You and your spouse are moving toward divorce, and you know you’ll have to divide your financial assets during property division. You’re worried this will give your spouse a chance to take a portion of the assets you consider yours, such as the money you’ve earned. Furthermore, California is a community property state, so you know that the court attempts to find a solution where assets are divided evenly between divorcing spouses.
What you’ve been considering is simply removing some assets from your name before property division. For instance, you might transfer ownership of a bank account to your brother or father. They would then own those assets, so they wouldn’t go through property division, and 50% of them wouldn’t be given to your soon-to-be ex. After the divorce concludes, your brother or father could transfer ownership back to you, allowing you to keep the entire balance of the account.
Hiding assets is prohibited
Many people try to do this, but it’s illegal to hide assets. From a legal standpoint, the discovery process is one of the first steps in a divorce. At this time, both you and your spouse must disclose the assets you own to the court.
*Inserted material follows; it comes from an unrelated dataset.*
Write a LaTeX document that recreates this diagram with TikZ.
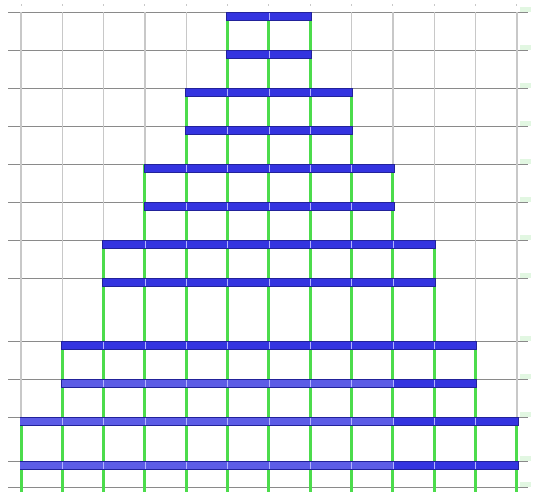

If you transfer money out of your name shortly before the divorce and fail to disclose it, the court may examine your financial documents and transfer activity and find the money anyway. You could then be accused of illegally hiding assets and committing fraud by submitting improper disclosures to the court.
It’s important to avoid these types of common mistakes. That said, your divorce could still become contentious, and you need to understand all the legal options available to protect your assets.